Comment by solidasparagus

Comment by solidasparagus 9 months ago

7 replies

Nice work! There is a gap when it comes to writing single-machine, concurrent CPU-bound python code. Ray is too big, pykka is threads only, builtins are poorly abstracted. The syntax is also very nice!

But I'm not sure I can use this even though I have a specific use-case that feels like it would work well (high-performance pure Python downloading from cloud object storage). The examples are a bit too simple and I don't understand how I can do more complicated things.

I chunk up my work, run it in parallel and then I need to do a fan-in step to reduce my chunks - how do you do that in Pyper?

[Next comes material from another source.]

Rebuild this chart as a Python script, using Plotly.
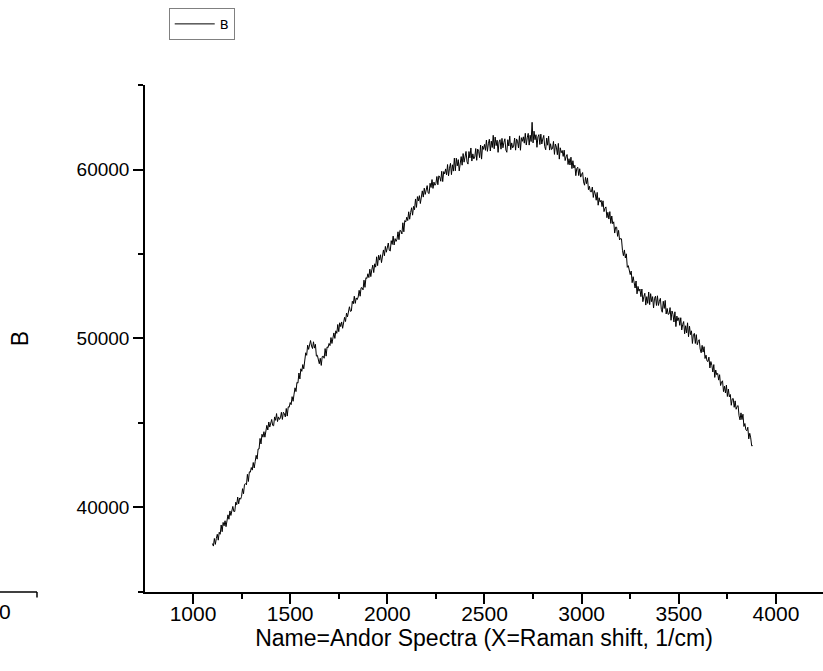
import plotly.graph_objects as go

# Raman shift (1/cm), one row per 50 1/cm
raman_shift = [
    1100, 1105, 1110, 1115, 1120, 1125, 1130, 1135, 1140, 1145,
    1150, 1155, 1160, 1165, 1170, 1175, 1180, 1185, 1190, 1195,
    1200, 1205, 1210, 1215, 1220, 1225, 1230, 1235, 1240, 1245,
    1250, 1255, 1260, 1265, 1270, 1275, 1280, 1285, 1290, 1295,
    1300, 1305, 1310, 1315, 1320, 1325, 1330, 1335, 1340, 1345,
    1350, 1355, 1360, 1365, 1370, 1375, 1380, 1385, 1390, 1395,
    1400, 1405, 1410, 1415, 1420, 1425, 1430, 1435, 1440, 1445,
    1450, 1455, 1460, 1465, 1470, 1475, 1480, 1485, 1490, 1495,
    1500, 1505, 1510, 1515, 1520, 1525, 1530, 1535, 1540, 1545,
    1550, 1555, 1560, 1565, 1570, 1575, 1580, 1585, 1590, 1595,
    1600, 1605, 1610, 1615, 1620, 1625, 1630, 1635, 1640, 1645,
    1650, 1655, 1660, 1665, 1670, 1675, 1680, 1685, 1690, 1695,
    1700, 1705, 1710, 1715, 1720, 1725, 1730, 1735, 1740, 1745,
    1750, 1755, 1760, 1765, 1770, 1775, 1780, 1785, 1790, 1795,
    1800, 1805, 1810, 1815, 1820, 1825, 1830, 1835, 1840, 1845,
    1850, 1855, 1860, 1865, 1870, 1875, 1880, 1885, 1890, 1895,
    1900, 1905, 1910, 1915, 1920, 1925, 1930, 1935, 1940, 1945,
    1950, 1955, 1960, 1965, 1970, 1975, 1980, 1985, 1990, 1995,
    2000, 2005, 2010, 2015, 2020, 2025, 2030, 2035, 2040, 2045,
    2050, 2055, 2060, 2065, 2070, 2075, 2080, 2085, 2090, 2095,
    2100, 2105, 2110, 2115, 2120, 2125, 2130, 2135, 2140, 2145,
    2150, 2155, 2160, 2165, 2170, 2175, 2180, 2185, 2190, 2195,
    2200, 2205, 2210, 2215, 2220, 2225, 2230, 2235, 2240, 2245,
    2250, 2255, 2260, 2265, 2270, 2275, 2280, 2285, 2290, 2295,
    2300, 2305, 2310, 2315, 2320, 2325, 2330, 2335, 2340, 2345,
    2350, 2355, 2360, 2365, 2370, 2375, 2380, 2385, 2390, 2395,
    2400, 2405, 2410, 2415, 2420, 2425, 2430, 2435, 2440, 2445,
    2450, 2455, 2460, 2465, 2470, 2475, 2480, 2485, 2490, 2495,
    2500, 2505, 2510, 2515, 2520, 2525, 2530, 2535, 2540, 2545,
    2550, 2555, 2560, 2565, 2570, 2575, 2580, 2585, 2590, 2595,
    2600, 2605, 2610, 2615, 2620, 2625, 2630, 2635, 2640, 2645,
    2650, 2655, 2660, 2665, 2670, 2675, 2680, 2685, 2690, 2695,
    2700, 2705, 2710, 2715, 2720, 2725, 2730, 2735, 2740, 2745,
    2750, 2755, 2760, 2765, 2770, 2775, 2780, 2785, 2790, 2795,
    2800, 2805, 2810, 2815, 2820, 2825, 2830, 2835, 2840, 2845,
    2850, 2855, 2860, 2865, 2870, 2875, 2880, 2885, 2890, 2895,
    2900, 2905, 2910, 2915, 2920, 2925, 2930, 2935, 2940, 2945,
    2950, 2955, 2960, 2965, 2970, 2975, 2980, 2985, 2990, 2995,
    3000, 3005, 3010, 3015, 3020, 3025, 3030, 3035, 3040, 3045,
    3050, 3055, 3060, 3065, 3070, 3075, 3080, 3085, 3090, 3095,
    3100, 3105, 3110, 3115, 3120, 3125, 3130, 3135, 3140, 3145,
    3150, 3155, 3160, 3165, 3170, 3175, 3180, 3185, 3190, 3195,
    3200, 3205, 3210, 3215, 3220, 3225, 3230, 3235, 3240, 3245,
    3250, 3255, 3260, 3265, 3270, 3275, 3280, 3285, 3290, 3295,
    3300, 3305, 3310, 3315, 3320, 3325, 3330, 3335, 3340, 3345,
    3350, 3355, 3360, 3365, 3370, 3375, 3380, 3385, 3390, 3395,
    3400, 3405, 3410, 3415, 3420, 3425, 3430, 3435, 3440, 3445,
    3450, 3455, 3460, 3465, 3470, 3475, 3480, 3485, 3490, 3495,
    3500, 3505, 3510, 3515, 3520, 3525, 3530, 3535, 3540, 3545,
    3550, 3555, 3560, 3565, 3570, 3575, 3580, 3585, 3590, 3595,
    3600, 3605, 3610, 3615, 3620, 3625, 3630, 3635, 3640, 3645,
    3650, 3655, 3660, 3665, 3670, 3675, 3680, 3685, 3690, 3695,
    3700, 3705, 3710, 3715, 3720, 3725, 3730, 3735, 3740, 3745,
    3750, 3755, 3760, 3765, 3770, 3775, 3780, 3785, 3790, 3795,
    3800, 3805, 3810, 3815, 3820, 3825, 3830, 3835, 3840, 3845,
    3850, 3855, 3860, 3865, 3870, 3875, 3880,
]

# Intensity B (counts), same rows
intensity_b = [
    37850, 37700, 38150, 37800, 38150, 38400, 38050, 38520, 38400, 38950,
    38550, 39100, 38900, 39200, 38850, 39350, 39550, 39290, 39780, 39515,
    39800, 40050, 39750, 39750, 40300, 40150, 40600, 40200, 40550, 40475,
    40650, 41100, 40800, 41350, 41400, 41325, 41950, 41525, 42100, 42075,
    42350, 42200, 42650, 42325, 42700, 43075, 42850, 43450, 43450, 44075,
    43750, 44325, 44150, 44475, 44150, 44650, 44850, 44575, 45050, 44750,
    45000, 45200, 44850, 44825, 45350, 45150, 45550, 45075, 45350, 45200,
    45300, 45625, 45200, 45625, 45550, 45350, 45850, 45400, 45950, 45925,
    46200, 46075, 46550, 46275, 46700, 47075, 46850, 47400, 47350, 47950,
    47600, 48200, 48050, 48450, 48200, 48825, 49150, 49000, 49600, 49350,
    49650, 49875, 49550, 49400, 49800, 49425, 49650, 48950, 49000, 48625,
    48500, 48825, 48400, 48925, 48950, 48825, 49400, 48950, 49500, 49450,
    49700, 49575, 50050, 49700, 50050, 50325, 50000, 50450, 50300, 50825,
    50400, 50925, 50700, 50975, 50600, 51075, 51250, 51000, 51500, 51275,
    51600, 51875, 51600, 51625, 52200, 52050, 52500, 52075, 52400, 52300,
    52450, 52850, 52500, 53000, 53000, 52875, 53450, 53025, 53600, 53550,
    53830, 53605, 54100, 53660, 54060, 54340, 53900, 54420, 54220, 54835,
    54310, 54925, 54640, 54955, 54490, 55045, 55240, 54895, 55450, 55105,
    55420, 55650, 55220, 55175, 55790, 55565, 56060, 55535, 55910, 55745,
    55880, 56315, 55850, 56405, 56360, 56185, 56850, 56315, 56980, 56900,
    57180, 56980, 57500, 57060, 57460, 57740, 57300, 57820, 57620, 58260,
    57760, 58400, 58140, 58455, 57990, 58545, 58740, 58370, 58900, 58530,
    58820, 59050, 58620, 58575, 59190, 58940, 59410, 58885, 59260, 59070,
    59180, 59590, 59100, 59630, 59560, 59310, 59900, 59290, 59880, 59750,
    60040, 59690, 60300, 59630, 60080, 60370, 59700, 60285, 59910, 60680,
    59930, 60675, 60220, 60590, 59920, 60585, 60770, 60260, 60950, 60440,
    60810, 61075, 60460, 60325, 61070, 60695, 61280, 60505, 60930, 60635,
    60740, 61245, 60550, 61215, 61080, 60705, 61450, 60620, 61390, 61200,
    61490, 61140, 61750, 61080, 61530, 61795, 61100, 61685, 61310, 62030,
    61230, 61925, 61420, 61740, 61020, 61635, 61770, 61210, 61850, 61290,
    61610, 61825, 61160, 61025, 61770, 61395, 61980, 61180, 61580, 61285,
    61390, 61870, 61150, 61815, 61680, 61280, 62000, 61145, 61890, 61675,
    61940, 61565, 62150, 61455, 61880, 62145, 61450, 62035, 61660, 62800,
    61580, 62275, 61770, 62065, 61320, 61935, 62070, 61485, 62100, 61515,
    61810, 62025, 61360, 61175, 61870, 61445, 61980, 61155, 61530, 61185,
    61240, 61670, 60900, 61515, 61330, 60880, 61550, 60620, 61290, 61000,
    61130, 60780, 61150, 60535, 60760, 60890, 60300, 60645, 60270, 60735,
    60060, 60525, 60090, 60255, 59640, 60070, 60140, 59645, 60050, 59555,
    59720, 59825, 59270, 59075, 59540, 59165, 59510, 58810, 59010, 58695,
    58680, 58965, 58350, 58755, 58560, 58185, 58650, 57890, 58330, 58075,
    58180, 57805, 58150, 57510, 57710, 57790, 57150, 57470, 57070, 57510,
    56810, 57250, 56790, 56905, 56240, 56595, 56590, 56045, 56400, 55830,
    55920, 55900, 55220, 54900, 55240, 54765, 55010, 54210, 54310, 53895,
    53780, 53990, 53300, 53655, 53410, 52985, 53400, 52640, 53080, 52800,
    52925, 52475, 52925, 52175, 52475, 52675, 51975, 52475, 52075, 52750,
    52000, 52650, 52175, 52475, 51800, 52375, 52500, 51950, 52525, 51950,
    52200, 52375, 51725, 51550, 52200, 51775, 52250, 51450, 51775, 51425,
    51450, 51825, 51075, 51625, 51425, 50975, 51575, 50700, 51325, 51050,
    51225, 50775, 51225, 50500, 50825, 51000, 50275, 50750, 50325, 50925,
    50100, 50725, 50225, 50450, 49700, 50225, 50300, 49700, 50225, 49625,
    49820, 49925, 49370, 49150, 49590, 49190, 49510, 48810, 49010, 48670,
    48630, 48890, 48250, 48630, 48410, 48010, 48450, 47690, 48130, 47850,
    47930, 47530, 47850, 47210, 47410, 47490, 46850, 47170, 46770, 47235,
    46560, 47000, 46540, 46680, 46040, 46420, 46440, 45920, 46300, 45805,
    45970, 46025, 45420, 45175, 45590, 45190, 45510, 44785, 44960, 44595,
    44530, 44740, 44050, 44380, 44110, 43635, 43650,
]

series_name = "B"
x_title = "Name=Andor Spectra (X=Raman shift, 1/cm)"
y_title = "B"

FONT = "Liberation Sans, Arial, sans-serif"

fig = go.Figure()
fig.add_trace(go.Scatter(
    x=raman_shift, y=intensity_b, mode="lines", name=series_name,
    line=dict(color="black", width=1), showlegend=True,
))

axis_common = dict(
    showline=True, linecolor="black", linewidth=1.5,
    showgrid=False, zeroline=False,
    ticks="outside", ticklen=10, tickwidth=1.5, tickcolor="black",
)

fig.update_xaxes(
    range=[753, 4242], tick0=1000, dtick=500,
    tickfont=dict(family=FONT, size=21, color="black"),
    ticklabelstandoff=-8,
    minor=dict(ticks="outside", ticklen=5, tickwidth=1.5, tickcolor="black", dtick=250, tick0=1000),
    title=dict(text=x_title, font=dict(family=FONT, size=23, color="black"), standoff=2),
    **axis_common,
)
fig.update_yaxes(
    range=[34980, 65010], tick0=0, dtick=10000, tickformat="d",
    tickfont=dict(family=FONT, size=19, color="black"),
    minor=dict(ticks="outside", ticklen=5, tickwidth=1.5, tickcolor="black", dtick=5000, tick0=0),
    title=dict(text=y_title, font=dict(family=FONT, size=23, color="black"), standoff=42),
    **axis_common,
)

# clipped fragment of a neighbouring axis at the far left
fig.add_shape(type="line", xref="paper", yref="paper",
              x0=-0.2139, x1=-0.1593, y0=0, y1=0,
              line=dict(color="black", width=1.5))
fig.add_shape(type="line", xref="paper", yref="paper",
              x0=-0.1593, x1=-0.1593, y0=0, y1=-0.011,
              line=dict(color="black", width=1.5))
fig.add_annotation(text="0", xref="paper", yref="paper", x=-0.1947, y=-0.038,
                   xanchor="right", yanchor="middle", showarrow=False,
                   font=dict(family=FONT, size=21, color="black"))

fig.update_layout(
    width=823, height=671,
    margin=dict(l=145, r=0, t=85, b=79),
    paper_bgcolor="white", plot_bgcolor="white",
    legend=dict(x=0.035, y=1.152, xanchor="left", yanchor="top",
                bordercolor="#808080", borderwidth=1, bgcolor="white",
                font=dict(family="DejaVu Sans, sans-serif", size=13, color="black"),
                itemwidth=40, tracegroupgap=0),
)

fig.write_html("out.html")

Can the processes have state? Pure functions are nice, but if I'm reaching for multiprocess, I need performance and if I need performance, I'll often want a cache of some sort (I don't want to pickle and re-instantiate a cloud client every time I download some bytes for instance).

How do exceptions work? Observability? Logs/prints?

Then there's stuff that is probably asking too much from this project, but I get it if I write my own python pipeline so it matters to me - rate limiting WIP, cancellation, progress bars.

But if some of these problems are/were solved and it offers an easy way to use multiprocessing in python, I would probably use it!

pyper-dev 9 months ago

Great feedback, thank you. We'll certainly be working on adding more examples to illustrate more complex use cases.

One thing I'd mention is that we don't really imagine Pyper as a whole observability and orchestration platform. It's really a package for writing Python functions and executing them concurrently, in a flexible pattern that can be integrated with other tools.

For example, I'm personally a fan of Prefect as an observability platform-- you could define pipelines in Pyper then wrap it in a Prefect flow for orchestration logic.

Exception handling and logging can also be handled by orchestration tools (or in the business logic if appropriate, literally using try... except...)

For a simple progress bar, tqdm is probably the first thing to try. As it wraps anything iterable, applying it to a pipeline might look like:

  import time
  from pyper import task
  from tqdm import tqdm


  @task(branch=True)
  def func(limit: int):
      for i in range(limit):
          time.sleep(0.1)
          yield i


  def main():
      for _ in tqdm(func(limit=20), total=20):
          pass


  if __name__ == "__main__":
      main()
halfcat 9 months ago

> I don't want to pickle and re-instantiate a cloud client every time I download some bytes for instance

Have you tried multiprocessing.shared_memory to address this?

  • solidasparagus 9 months ago

    I haven't played with that much! This isn't really a problem in general for my approach to writing this sort of code - when I use multiprocessing, I use a Process class or a worker task function with a setup step followed by a while loop that pulls from a work/control queue. But in the Pyper functional programming world, it would be a concern.

    IIRC multiprocessing.shared_memory is a much more low-level of abstraction than most python stuff, so I think I'd need to figure out how to make the client use the shared memory and I'm not sure if I could.

globular-toast 9 months ago

Do you really need to reinvent the wheel every time for parallel workloads? Just learn GNU parallel and write single-threaded code.

Concurrency in general isn't about parallelism. It's just about doing multiple things at the same time.

  • cess11 9 months ago

    GNU Parallel is really neat, software that's so good it's boring. Closing in on being a quarter century old by now, no? I remember first reading about it in 2003 maybe?

    I've also used 'fork in Picolisp a lot for this kind of thing, and also Elixir, which arguably has much nicer pipes.

    But hey, it's good that Python after like thirty years or so is trying to get decent concurrency. Eventually people that use it as a first language might learn about such things too.

    • solidasparagus 9 months ago

      Why did your comment need to be so condescending?

      • cess11 9 months ago

        I'm sorry. It's the trauma of preaching the virtues of crude but efficient concurrency and similar multiprocessing for many years, in many workplaces, and only rarely meeting anything but distrust, disinterest or uninformed rebuttals like "OS processes are very heavy, can't do concurrency that way".

        However, it's a real problem that 'beginner languages' like Python and Javascript doesn't readily do multithread computation, something which has been the default on personal computers for quite a while now and available for at least twenty years.